Others were more generous. MTV had a bad ratings spell a few years ago — although not down 30% like Nick’s — and that turned around after “Jersey Shore” and some revamped programming. Nick has hundreds of hours of new programming teed up for September.
“I think Nick is facing the perfect storm,” Gould said: competition from the Disney Channel, measurement issues, cannibalization from Netflix.
Nathanson’s also a perfect-storm proponent. “Weather, measurement, competition, indeed, some changes in behavior all came together this autumn,” he said.
As for Par, “They are retooling it to make it more successful, and the bar is pretty low at Paramount, and I think it’s a turnaround story in progress,” Bank said.
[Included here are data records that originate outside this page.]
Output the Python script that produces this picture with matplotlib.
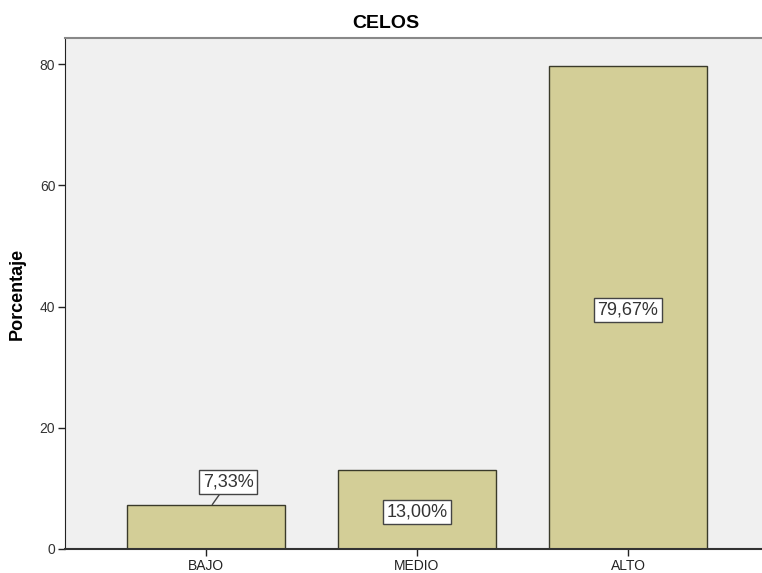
import matplotlib.pyplot as plt
import numpy as np

plt.rcParams['font.family'] = ['Liberation Sans', 'DejaVu Sans']

# Data
categories = ['BAJO', 'MEDIO', 'ALTO']
percentages = [7.33, 13.00, 79.67]
labels = ['7,33%', '13,00%', '79,67%']
y_ticks = [0, 20, 40, 60, 80]

fig = plt.figure(figsize=(7.62, 5.73), dpi=100)
ax = fig.add_axes([65 / 762, 24 / 573, 1 - 65 / 762, (549 - 38) / 573])
ax.set_facecolor('#f0f0f0')

x = np.arange(len(categories))
bars = ax.bar(x, percentages, width=0.75, color='#d3ce97', edgecolor='#3a3a2a', linewidth=1.0, zorder=2)

ax.set_xlim(-0.668, 2.635)
ax.set_ylim(0, 84.3)
ax.set_xticks(x)
ax.set_xticklabels(categories, fontsize=10, color='#222222')
ax.set_yticks(y_ticks)
ax.set_yticklabels([str(t) for t in y_ticks], fontsize=10, color='#333333')
ax.tick_params(axis='both', direction='out', length=5, width=1, color='#222222', pad=2)

ax.spines['right'].set_visible(False)
ax.spines['top'].set_color('#888888')
ax.spines['top'].set_linewidth(1.5)
ax.spines['left'].set_color('#222222')
ax.spines['bottom'].set_color('#333333')
ax.spines['bottom'].set_linewidth(1.5)

ax.set_ylabel('Porcentaje', fontsize=13, fontweight='bold', labelpad=10)

box = dict(boxstyle='square,pad=0.2', facecolor='white', edgecolor='#444444', linewidth=1)
for i, (val, lab) in enumerate(zip(percentages, labels)):
    if val < 10:
        # label above the short bar with a short leader line
        ax.annotate(lab, xy=(i + 0.03, val), xytext=(i + 0.105, val + 3.7), ha='center', va='center',
                    fontsize=13, color='#333333', bbox=box, zorder=4,
                    arrowprops=dict(arrowstyle='-', color='#444444', lw=1, shrinkA=0, shrinkB=0))
    else:
        ax.text(i, val / 2 - 0.4, lab, ha='center', va='center', fontsize=13,
                color='#333333', bbox=box, zorder=4)

fig.text(386 / 762, 1 - 24 / 573, 'CELOS', ha='center', va='center', fontsize=14, fontweight='bold')

fig.savefig('out.png', dpi=100)
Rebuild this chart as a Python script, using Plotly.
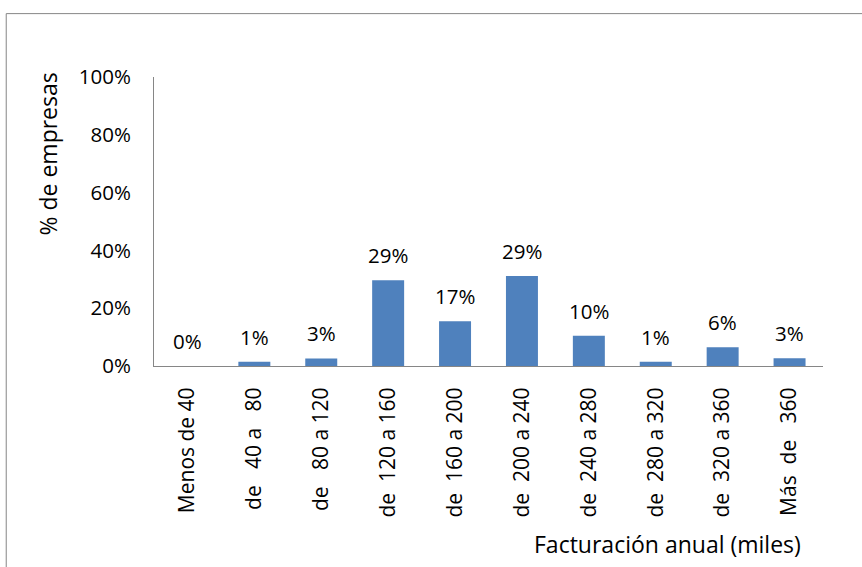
import plotly.graph_objects as go

categories = ["Menos de 40", "de\u00a0\u00a0\u00a040 a\u00a0\u00a0\u00a080", "de\u00a0\u00a0\u00a080 a 120",
              "de\u00a0\u00a0120 a 160", "de\u00a0\u00a0160 a 200", "de\u00a0\u00a0200 a 240",
              "de\u00a0\u00a0240 a 280", "de\u00a0\u00a0280 a 320", "de\u00a0\u00a0320 a 360",
              "Más\u00a0\u00a0de\u00a0\u00a0\u00a0360"]
values = [0.0, 0.015, 0.026, 0.297, 0.155, 0.311, 0.105, 0.015, 0.065, 0.027]
labels = ["0%", "1%", "3%", "29%", "17%", "29%", "10%", "1%", "6%", "3%"]
y_ticks = [0, 0.2, 0.4, 0.6, 0.8, 1.0]

FONT = "Open Sans"
W, H = 862, 567
L, R, T, B = 153.5, 38.5, 77, 200.5
pw, ph = W - L - R, H - T - B

def px(x):
    return (x - L) / pw

def py(y):
    return (H - B - y) / ph

fig = go.Figure()
fig.add_trace(go.Bar(x=categories, y=values, marker=dict(color="#4F81BD", line=dict(width=0)),
                     hoverinfo="skip"))

annotations = []
for c, v, t in zip(categories, values, labels):
    annotations.append(dict(x=c, y=v, xref="x", yref="y", text=t, showarrow=False,
                            yanchor="middle", yshift=25, font=dict(family=FONT, size=20.5, color="#000")))
annotations.append(dict(x=px(47), y=py(154), xref="paper", yref="paper", text="% de empresas",
                        textangle=-90, showarrow=False, xanchor="center", yanchor="middle",
                        font=dict(family=FONT, size=23, color="#000")))
annotations.append(dict(x=px(803), y=py(545), xref="paper", yref="paper", text="Facturación anual (miles)",
                        showarrow=False, xanchor="right", yanchor="middle",
                        font=dict(family=FONT, size=23, color="#000")))

fig.update_layout(
    width=W, height=H,
    margin=dict(l=L, r=R, t=T, b=B, pad=0),
    paper_bgcolor="white", plot_bgcolor="white",
    bargap=0.522, showlegend=False,
    annotations=annotations,
    shapes=[dict(type="rect", xref="paper", yref="paper", x0=px(5.5), x1=px(900), y0=py(620), y1=py(13.5),
                 line=dict(color="#868686", width=1), fillcolor="rgba(0,0,0,0)", layer="below")],
    xaxis=dict(showline=True, linecolor="#868686", linewidth=1, tickangle=-90,
               ticks="outside", ticklen=12, tickcolor="rgba(0,0,0,0)",
               tickfont=dict(family=FONT, size=21, color="#000"), showgrid=False, fixedrange=True),
    yaxis=dict(range=[0, 1], tickvals=y_ticks, tickformat=".0%", showline=True, linecolor="#868686",
               linewidth=1, ticks="outside", ticklen=18, tickcolor="rgba(0,0,0,0)",
               tickfont=dict(family=FONT, size=20.5, color="#000"), showgrid=False, zeroline=False,
               fixedrange=True),
)

fig.write_html("out.html", config={"displayModeBar": False},
               post_script="document.body.style.margin='0px';document.body.style.overflow='hidden';")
Time Warner’s stock faces the second biggest headwinds as ratings at TNT and CNN continue to struggle. “The Big Bang” on TBS “was a far greater success than we would have expected…but they still have TNT. I think if you turned TNT, the CNN issue would seem less important,” Juenger said. ” ‘Dallas’ is a start in the right direction, but it’s an hour a week and atypical of new programming there,” Bank said.
“Obviously it’s not a good thing to be going up against 10 years of ‘Harry Potter’ films,” added Juenger. Viacom Class B shares only rose 4%, while Time Warner fell 5%.
The HBO story is complex longterm, he said. “They have to raise subscribers counts or raise prices or reduce expenses.” He speculated the networks could drop a studio deal in 2015 when contracts expire. “They don’t need three output deals. Maybe they could drop Fox or Universal,” he speculated. “Or maybe not, because I don’t know if they want Netflix to have it. Or they could hang onto the deals but make them smaller.”
All agree the future of entertainment these days is certainly exciting. “I love this group,” Bank said. “The stocks are cheap. We are in the first inning of content monetization,” plus affiliate fees and retransmission consent. “Those are contractual, not macro-driven. It’s a fabulous time to be a media company.”